The deal with the ACC is nice, but one of the best things Notre Dame has going for it is the fact that they can play a national schedule. They are, for the most part, willing to play anybody, anywhere. For example, this season Notre Dame will play six games in Indiana, two games in Texas and one game apiece in New Jersey, North Carolina, Florida and California. That’s multiple trips into some of the most fertile recruiting grounds in the country. Last year the Irish played six games in Indiana, two in Pennsylvania, and one apiece in Virginia, South Carolina, Massachusetts, California and Arizona. In 2014 Notre Dame played seven games in Indiana (six at home and one in Indianapolis) and one each in New Jersey, Florida, Maryland, Arizona, California and Tennessee. It would be silly for Notre Dame to join a conference and thereby limit themselves to recruiting from just one area of the country. The Irish also have home and home series in place in the next few years against Georgia, Ohio State and Texas A&M further allowing them to recruit in the best regions.

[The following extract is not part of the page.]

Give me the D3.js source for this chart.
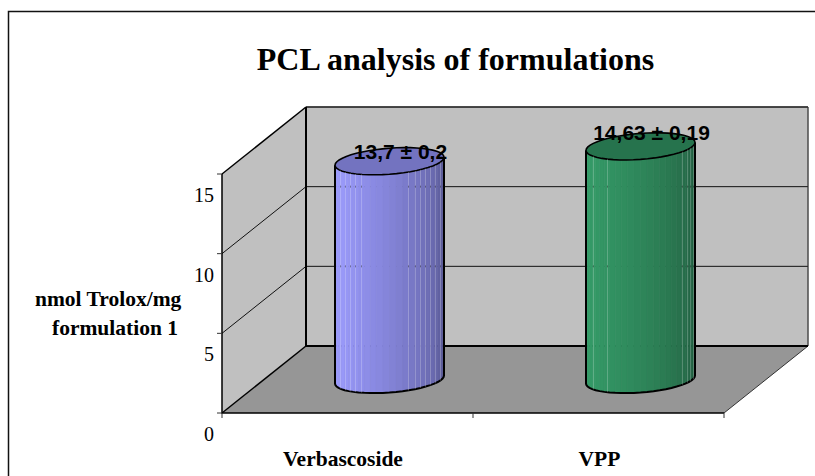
<!DOCTYPE html>
<html><head><meta charset="utf-8">
<script src="https://cdn.jsdelivr.net/npm/d3@7"></script>
<style>html,body{margin:0;padding:0;background:#fff}svg{display:block}</style>
</head><body><svg id="c" width="815" height="476"></svg>
<script>
const categories = ["Verbascoside", "VPP"];
const values = [13.7, 14.63];
const valueLabels = ["13,7 \u00b1 0,2", "14,63 \u00b1 0,19"];
const yTicks = [0, 5, 10, 15];
const titleText = "PCL analysis of formulations";
const yTitleLines = ["nmol Trolox/mg", "formulation 1"];
const sideColors = [["#9c9cff", "#565690"], ["#359d69", "#215c3f"]];
const topColors = ["#7373c0", "#26734d"];
const facetEdges = [
  [-0.9, -0.82, -0.72, -0.63, -0.53, 0.34, 0.47, 0.56, 0.65, 0.74, 0.83, 0.93],
  [-0.87, -0.62, 0.77, 0.86, 0.91, 0.96]
];

const svg = d3.select("#c");
const serif = "'Liberation Serif','Times New Roman',serif";
const sans = "'Liberation Sans',Arial,sans-serif";
const x = d3.scaleBand().domain(categories).range([222, 724]);
const y = d3.scaleLinear().domain([0, 15]).range([413, 174]);
const dx = 84, dy = -67;
const L = x.range()[0], R = x.range()[1], Y0 = y(0), Yt = y(15);

// chart frame
svg.append("path").attr("d", `M8.5 476V11.5H815`).attr("fill", "none").attr("stroke", "#111").attr("stroke-width", 1.5);

// title
svg.append("text").text(titleText).attr("x", 455.5).attr("y", 70).attr("text-anchor", "middle")
  .attr("font-family", serif).attr("font-weight", "bold").attr("font-size", 32);

// walls
const poly = p => "M" + p.map(a => a.join(" ")).join("L") + "Z";
svg.append("path").attr("d", poly([[L+dx,Yt+dy],[R+dx,Yt+dy],[R+dx,Y0+dy],[L+dx,Y0+dy]])).attr("fill", "#c0c0c0").attr("stroke", "#808080");
svg.append("path").attr("d", poly([[L,Yt],[L+dx,Yt+dy],[L+dx,Y0+dy],[L,Y0]])).attr("fill", "#c0c0c0");
svg.append("path").attr("d", poly([[L,Y0],[R,Y0],[R+dx,Y0+dy],[L+dx,Y0+dy]])).attr("fill", "#969696");

// gridlines
yTicks.slice(1, 3).forEach(t => {
  svg.append("path").attr("d", `M${L} ${y(t)}L${L+dx} ${y(t)+dy}L${R+dx} ${y(t)+dy}`)
    .attr("fill", "none").attr("stroke", "#111").attr("stroke-width", 1);
});
const line = (d, w, c) => svg.append("path").attr("d", d).attr("fill", "none").attr("stroke", c || "#000").attr("stroke-width", w);
line(`M${L+dx} ${Yt+dy}H${R+dx}`, 1.5, "#222");
line(`M${R+dx} ${Yt+dy}V${Y0+dy}L${R} ${Y0}`, 1, "#333");
line(`M${L+dx} ${Yt+dy}V${Y0+dy}H${R+dx}`, 2);
line(`M${L} ${Yt}L${L+dx} ${Yt+dy}`, 1.5);
line(`M${L} ${Y0}L${L+dx} ${Y0+dy}`, 1.5);
line(`M${L} ${Yt}V${Y0}H${R}`, 1.5);

// y ticks and labels
yTicks.forEach(t => {
  line(`M${L-5} ${y(t)}H${L}`, 1, "#333");
  svg.append("text").text(t).attr("x", 214).attr("y", y(t) + 28).attr("text-anchor", "end")
    .attr("font-family", serif).attr("font-size", 20);
});
// x ticks and labels
[L, x("VPP"), R].forEach(v => line(`M${v} ${Y0}V${Y0+5}`, 1, "#333"));
categories.forEach(c => {
  svg.append("text").text(c).attr("x", x(c) + x.bandwidth()/2 - 4.5 + (c === "VPP" ? 5.5 : 0)).attr("y", 466).attr("text-anchor", "middle")
    .attr("font-family", serif).attr("font-weight", "bold").attr("font-size", 21.5);
});
// y title
yTitleLines.forEach((s, i) => {
  svg.append("text").text(s).attr("x", i ? 52 : 35).attr("y", i ? 335 : 306)
    .attr("font-family", serif).attr("font-weight", "bold").attr("font-size", 21.5);
});

// cylinders
const rx = 54.5, ry = 13, shear = 4, n = 26;
const midX = dx/2, midY = dy/2;
const ell = (cx, cy, t) => [cx + rx*Math.cos(t), cy + ry*Math.sin(t) - shear*Math.cos(t)];
values.forEach((v, i) => {
  const c = categories[i];
  const cx = x(c) + x.bandwidth()/2 + midX;
  const by = y(0) + midY, ty = y(v) + midY;
  const ramp = d3.interpolateRgb(sideColors[i][0], sideColors[i][1]);
  const g = svg.append("g");
  d3.range(n).forEach(k => {
    const a0 = Math.PI - k*Math.PI/n, a1 = Math.PI - (k+1)*Math.PI/n;
    const f = Math.pow(k/(n-1), 1.5);
    const p0 = ell(cx, by, a0), p1 = ell(cx, by, a1), q0 = ell(cx, ty, a0), q1 = ell(cx, ty, a1);
    g.append("path").attr("d", poly([q0, q1, p1, p0])).attr("fill", ramp(f)).attr("stroke", ramp(f)).attr("stroke-width", .6);
  });
  // lighter facet edges, with the gridlines glinting through
  facetEdges[i].forEach(e => {
    const a = Math.acos(e);
    const p = ell(cx, by, a), q = ell(cx, ty, a);
    const px = Math.round(p[0]) + .5;
    line(`M${px} ${q[1]}V${p[1]}`, 1, "rgba(255,255,255,.22)");
    [5, 10].forEach(t => line(`M${px} ${y(t)+dy-1}v2`, 1, "rgba(0,0,0,.35)"));
  });
  const outline = d3.line().curve(d3.curveLinearClosed);
  const bottom = d3.range(0, n+1).map(k => ell(cx, by, Math.PI - k*Math.PI/n));
  const leftT = ell(cx, ty, Math.PI), rightT = ell(cx, ty, 0);
  g.append("path").attr("d", "M" + leftT.join(" ") + "L" + bottom.map(a => a.join(" ")).join("L") + "L" + rightT.join(" "))
    .attr("fill", "none").attr("stroke", "#000").attr("stroke-width", 2);
  const top = d3.range(48).map(k => ell(cx, ty, k*Math.PI/24));
  g.append("path").attr("d", outline(top)).attr("fill", topColors[i]).attr("stroke", "#000").attr("stroke-width", 1.6);
  svg.append("text").text(valueLabels[i]).attr("x", cx + 11).attr("y", ty - (i ? 6 : 2)).attr("text-anchor", "middle")
    .attr("font-family", sans).attr("font-weight", "bold").attr("font-size", 21).attr("fill", "#000");
});
</script></body></html>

It’s long been held by media members and other coaches that it would be unfair for a 12-0 Notre Dame team to not have to play in a conference title game. But what goes overlooked is that while the Irish do not have to play a conference title game and risk losing their perfect record, they also do not play any FCS teams. Just last year Clemson played Wofford and Alabama played Charleston Southern. Both teams played in and won their conference title game. If Notre Dame joined the ACC today and played in a conference title game, the 13 game schedule would be no more difficult that its current 12 game schedule. This is one of the rare instances where head coach Brian Kelly is right on the money. He is on record multiple times saying he would put Notre Dame’s 12 game schedule up against any team’s 13 game schedule. How much difference is there between a 13 game schedule with FCS teams and a 12 game schedule with zero FCS teams? Not a lot. The Irish really don’t stand to gain anything by dropping Stanford and adding a team like North Dakota State just because there is a chance that they might play in a conference title game.
Another thing that Notre Dame has going for it, and something that really rankles a lot of fans of other teams, is the contract with NBC. The deal has been in place since 1991 and allows NBC to exclusively broadcast all Notre Dame home games, plus the Shamrock Series game. In April of 2013, NBC and Notre Dame extended the deal through the 2025 season. The deal was authored after Notre Dame’s 12-0 regular season, which averaged 4,400,000 viewers per game, up 67 percent from the 2011 season. The contract is reportedly worth $15 million annually for the Irish. It’s been a far more successful venture for Notre Dame than the Longhorn Network has been for Texas. Furthermore, just last year Notre Dame had its own series on Showtime (which will follow Florida State this year) called A Season With Notre Dame Football. Similar to Hard Knocks, it followed Notre Dame and its coaches and players over the course of the season. It led to at least one recruit signing with the Irish, as Kelly revealed in an interview on National Signing Day. Not only does Notre Dame have plenty of money coming in from its contract with NBC, but it was just announced that when the ACC Network launches in 2019, Notre Dame will get a full member’s share of the money which, if done using last year’s figures, would be an additional $24.88 million.
A sweetheart deal with the ACC, a national schedule that allows it to play anywhere, and an exclusive contract with a major broadcast network seems like a lot to give up. That’s why Notre Dame will not, and should not, join a conference. Regardless of the history and independence of the football program, Notre Dame is simply making too much money in its current situation. Why would they want to change that?